Fastweb’s Mobile Push Breaks Italy Telecom’s Consolidation Dream

(Bloomberg) -- Swisscom AG’s Italian unit Fastweb is becoming the fifth wireless carrier in an industry that had aimed to reduce the number of mobile phone players in a bid to fight shrinking revenue.

Italy’s Development Ministry awarded Fastweb the license last week, a company representative said. Fastweb, which offers high-speed internet services to consumers and businesses wants to attract more lucrative subscribers from rivals such as Telecom Italia SpA and Vodafone Group Plc in one of the world’s most competitive mobile markets.

Fastweb had already provided mobile service by renting space on Telecom Italia’s network. Now, it plans to build its own infrastructure. The company paid about 200 million euros ($223 million) for mobile spectrum and towers from Tiscali SpA last year and then bought 5G frequencies for 32.6 million euros. In June, Fastweb also reached a deal with CK Hutchison Holdings Ltd.’s Wind Tre to share investments to build 5G networks in Italy.
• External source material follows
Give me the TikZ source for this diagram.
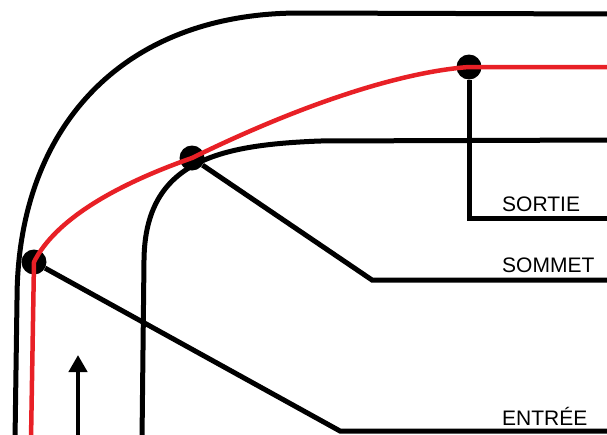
\documentclass[tikz,border=0pt]{standalone}
\usepackage{fontspec}
\setmainfont{Liberation Sans}
\usetikzlibrary{arrows.meta}
\definecolor{lineRed}{RGB}{232,32,38}

\begin{document}
\begin{tikzpicture}[x=1pt, y=-1pt,
    road/.style={line width=5pt, black, line cap=round},
    racing/.style={line width=4.5pt, lineRed},
    leader/.style={line width=5pt, black},
    apex/.style={circle, fill=black, minimum size=25pt, inner sep=0pt},
    lbl/.style={anchor=base west, font=\fontsize{21}{25}\selectfont, inner sep=0pt}]

    % Frame
    \def\rightEdge{607}
    \def\lblX{502}
    \useasboundingbox (0,0) rectangle (\rightEdge,434);

    % =========================================================================
    % Road edges
    % =========================================================================
    \draw[road] (15,440) -- (17,300) .. controls (17,130) and (120,13) .. (300,13) -- (\rightEdge+5,14);
    \draw[road] (142,440) -- (144,260) .. controls (145,160) and (220,145) .. (320,141) -- (\rightEdge+5,140);

    % =========================================================================
    % Points of the line
    % =========================================================================
    \node[apex] (entree) at (34,262) {};
    \node[apex] (sommet) at (192,158) {};
    \node[apex] (sortie) at (469,67) {};

    % Leader lines
    \coordinate (sortieBend) at (469,218);
    \coordinate (sortieEnd) at (\rightEdge+5,218);
    \coordinate (sommetBend) at (372,280);
    \coordinate (sommetEnd) at (\rightEdge+5,280);
    \coordinate (entreeBend) at (340,431);
    \coordinate (entreeEnd) at (\rightEdge+5,431);

    \draw[leader] (sortie) -- (sortieBend) -- (sortieEnd);
    \draw[leader] (sommet) -- (sommetBend) -- (sommetEnd);
    \draw[leader] (entree) -- (entreeBend) -- (entreeEnd);

    % =========================================================================
    % Racing line
    % =========================================================================
    \draw[racing] (31,440) -- (entree.center)
        .. controls (55,220) and (115,185) .. (sommet.center)
        .. controls (300,105) and (400,72) .. (sortie.center) -- (\rightEdge+5,67);

    % Direction of travel
    \coordinate (dirStart) at (78,440);
    \coordinate (dirTip) at (78,355);
    \draw[line width=4.5pt, -{Triangle[width=18pt, length=17pt]}] (dirStart) -- (dirTip);

    % =========================================================================
    % Labels
    % =========================================================================
    \node[lbl] (lblSortie) at (\lblX,211) {SORTIE};
    \node[lbl] (lblSommet) at (\lblX,272) {SOMMET};
    \node[lbl] (lblEntree) at (\lblX,425) {ENTRÉE};

\end{tikzpicture}
\end{document}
Fastweb’s move goes against the consolidation trend in the Italian telecomunications industry that started in 2015, when VimpelCom Ltd. and Hutchison reached a deal to combine their Italian businesses. Between 2013 and 2018, the Italian mobile industry lost 2.4 billion euros of revenue due to a price war among service providers, according to the country’s communications regulator Agcom.

When Wind and Tre agreed to merge, industry executives hoped consolidation would ultimately cut the number of Italian carriers to three from four.

Instead, France’s Iliad SA, one of Europe’s most aggressive phone carriers in term of pricing, entered the Italian market last year following a request by the European regulator to maintain competition.